All of the data that follows should be retyped exactly, please, except the pictures.

++++++++++

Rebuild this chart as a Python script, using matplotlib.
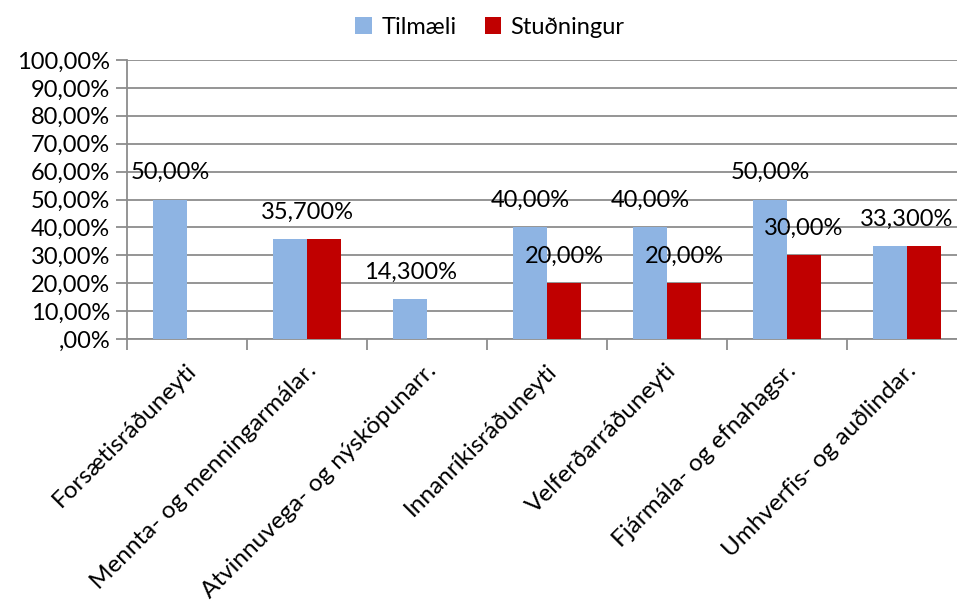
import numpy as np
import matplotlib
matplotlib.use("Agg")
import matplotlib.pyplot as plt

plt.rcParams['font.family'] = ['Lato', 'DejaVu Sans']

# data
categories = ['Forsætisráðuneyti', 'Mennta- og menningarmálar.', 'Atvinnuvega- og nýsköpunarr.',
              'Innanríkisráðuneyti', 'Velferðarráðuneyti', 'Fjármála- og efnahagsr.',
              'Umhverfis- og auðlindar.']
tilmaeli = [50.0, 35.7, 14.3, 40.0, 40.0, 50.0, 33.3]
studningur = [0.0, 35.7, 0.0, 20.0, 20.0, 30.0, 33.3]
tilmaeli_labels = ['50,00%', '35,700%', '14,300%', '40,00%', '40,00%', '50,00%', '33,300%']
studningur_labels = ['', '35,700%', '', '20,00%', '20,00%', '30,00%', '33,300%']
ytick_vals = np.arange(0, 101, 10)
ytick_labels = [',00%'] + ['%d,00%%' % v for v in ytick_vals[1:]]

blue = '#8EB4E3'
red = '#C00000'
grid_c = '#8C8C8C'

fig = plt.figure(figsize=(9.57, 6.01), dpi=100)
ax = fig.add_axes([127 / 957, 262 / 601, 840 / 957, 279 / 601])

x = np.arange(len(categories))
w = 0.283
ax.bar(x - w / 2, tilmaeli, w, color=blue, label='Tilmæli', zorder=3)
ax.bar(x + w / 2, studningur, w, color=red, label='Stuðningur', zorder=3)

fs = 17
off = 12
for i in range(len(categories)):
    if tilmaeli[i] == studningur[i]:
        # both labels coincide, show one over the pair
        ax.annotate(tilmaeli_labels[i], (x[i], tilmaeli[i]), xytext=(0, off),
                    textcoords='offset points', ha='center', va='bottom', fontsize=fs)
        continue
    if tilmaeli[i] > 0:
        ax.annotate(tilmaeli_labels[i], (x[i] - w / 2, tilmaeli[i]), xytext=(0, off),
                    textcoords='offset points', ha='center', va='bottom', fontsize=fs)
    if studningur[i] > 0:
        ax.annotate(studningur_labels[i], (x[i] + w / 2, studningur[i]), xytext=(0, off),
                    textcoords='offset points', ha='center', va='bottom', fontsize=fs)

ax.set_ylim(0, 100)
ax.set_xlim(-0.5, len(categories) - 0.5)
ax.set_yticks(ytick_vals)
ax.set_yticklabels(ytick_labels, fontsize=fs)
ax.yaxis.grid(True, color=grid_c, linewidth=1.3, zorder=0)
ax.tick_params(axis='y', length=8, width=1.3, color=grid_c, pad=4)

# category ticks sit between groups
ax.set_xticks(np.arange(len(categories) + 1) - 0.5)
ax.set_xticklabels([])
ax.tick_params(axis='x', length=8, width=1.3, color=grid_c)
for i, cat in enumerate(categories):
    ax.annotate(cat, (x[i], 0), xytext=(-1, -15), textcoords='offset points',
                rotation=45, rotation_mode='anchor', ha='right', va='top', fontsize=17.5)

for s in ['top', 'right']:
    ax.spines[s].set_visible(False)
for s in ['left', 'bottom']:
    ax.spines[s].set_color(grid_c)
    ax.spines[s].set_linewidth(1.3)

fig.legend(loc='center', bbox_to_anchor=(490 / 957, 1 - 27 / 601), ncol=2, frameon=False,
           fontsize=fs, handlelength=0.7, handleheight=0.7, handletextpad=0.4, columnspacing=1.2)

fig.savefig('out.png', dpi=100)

++++++++++

**THE OUTPUT**
Rebuild this chart as a Python script, using matplotlib.
import numpy as np
import matplotlib
matplotlib.use("Agg")
import matplotlib.pyplot as plt

plt.rcParams['font.family'] = ['Lato', 'DejaVu Sans']

# data
categories = ['Forsætisráðuneyti', 'Mennta- og menningarmálar.', 'Atvinnuvega- og nýsköpunarr.',
              'Innanríkisráðuneyti', 'Velferðarráðuneyti', 'Fjármála- og efnahagsr.',
              'Umhverfis- og auðlindar.']
tilmaeli = [50.0, 35.7, 14.3, 40.0, 40.0, 50.0, 33.3]
studningur = [0.0, 35.7, 0.0, 20.0, 20.0, 30.0, 33.3]
tilmaeli_labels = ['50,00%', '35,700%', '14,300%', '40,00%', '40,00%', '50,00%', '33,300%']
studningur_labels = ['', '35,700%', '', '20,00%', '20,00%', '30,00%', '33,300%']
ytick_vals = np.arange(0, 101, 10)
ytick_labels = [',00%'] + ['%d,00%%' % v for v in ytick_vals[1:]]

blue = '#8EB4E3'
red = '#C00000'
grid_c = '#8C8C8C'

fig = plt.figure(figsize=(9.57, 6.01), dpi=100)
ax = fig.add_axes([127 / 957, 262 / 601, 840 / 957, 279 / 601])

x = np.arange(len(categories))
w = 0.283
ax.bar(x - w / 2, tilmaeli, w, color=blue, label='Tilmæli', zorder=3)
ax.bar(x + w / 2, studningur, w, color=red, label='Stuðningur', zorder=3)

fs = 17
off = 12
for i in range(len(categories)):
    if tilmaeli[i] == studningur[i]:
        # both labels coincide, show one over the pair
        ax.annotate(tilmaeli_labels[i], (x[i], tilmaeli[i]), xytext=(0, off),
                    textcoords='offset points', ha='center', va='bottom', fontsize=fs)
        continue
    if tilmaeli[i] > 0:
        ax.annotate(tilmaeli_labels[i], (x[i] - w / 2, tilmaeli[i]), xytext=(0, off),
                    textcoords='offset points', ha='center', va='bottom', fontsize=fs)
    if studningur[i] > 0:
        ax.annotate(studningur_labels[i], (x[i] + w / 2, studningur[i]), xytext=(0, off),
                    textcoords='offset points', ha='center', va='bottom', fontsize=fs)

ax.set_ylim(0, 100)
ax.set_xlim(-0.5, len(categories) - 0.5)
ax.set_yticks(ytick_vals)
ax.set_yticklabels(ytick_labels, fontsize=fs)
ax.yaxis.grid(True, color=grid_c, linewidth=1.3, zorder=0)
ax.tick_params(axis='y', length=8, width=1.3, color=grid_c, pad=4)

# category ticks sit between groups
ax.set_xticks(np.arange(len(categories) + 1) - 0.5)
ax.set_xticklabels([])
ax.tick_params(axis='x', length=8, width=1.3, color=grid_c)
for i, cat in enumerate(categories):
    ax.annotate(cat, (x[i], 0), xytext=(-1, -15), textcoords='offset points',
                rotation=45, rotation_mode='anchor', ha='right', va='top', fontsize=17.5)

for s in ['top', 'right']:
    ax.spines[s].set_visible(False)
for s in ['left', 'bottom']:
    ax.spines[s].set_color(grid_c)
    ax.spines[s].set_linewidth(1.3)

fig.legend(loc='center', bbox_to_anchor=(490 / 957, 1 - 27 / 601), ncol=2, frameon=False,
           fontsize=fs, handlelength=0.7, handleheight=0.7, handletextpad=0.4, columnspacing=1.2)

fig.savefig('out.png', dpi=100)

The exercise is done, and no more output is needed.